Through your lens of research on race and gender, what does a fair and inclusive society look like to you? How do you think your research relates to a fair and inclusive society and helps us further that goal?

ENG: My role has been more of a critic and analyst of injustice and exclusion, not of inclusion and fairness. You have to understand injustice and exclusion in order to achieve something that’s fair and inclusive, and so much of my work has been looking at different levels of the structure of the global economy. I also look at on the ground interactions and how inequality is performed and viewed on an everyday level. One of my interests has been in caring labor and domestic service, so I’ve been very interested in the interactions of the white employer and the immigrant or racial minority employee and how that relationship plays out in both personal and structural ways.
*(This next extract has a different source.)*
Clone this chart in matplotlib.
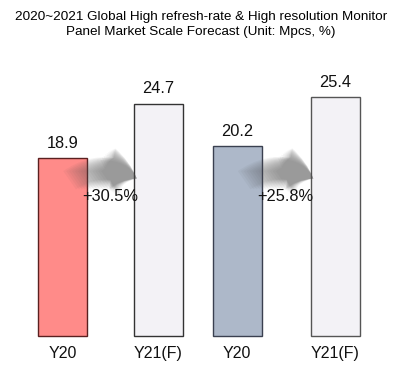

What are the most dire issues that we’re grappling with today that need to be addressed to create a more just society?

ENG: The biggest threat is this whole liberal ideology based on individualism that essentially monetizes and capitalizes everything. For example, university education is viewed as a way to increase your human capital, and the student is viewed as investing in the growth of her human capital, so she’ll be able to earn a larger return. In that conception, it makes sense for students to borrow and go into debt with the expectation that the investment in education will pay off in higher earnings later on. There is almost no recognition that widespread and equitable education is a public good. The individualism that it’s based on really undercuts notions of justice and fairness. Fairness indicates that it should not be the case that some people are entitled to endless resources and endless wealth, while other people who are “failures” are not entitled to decent levels of living wage. So, that circumstance is the challenge. We can have certain pockets where we deal with this fairly, but the economy as a whole is just so unjust.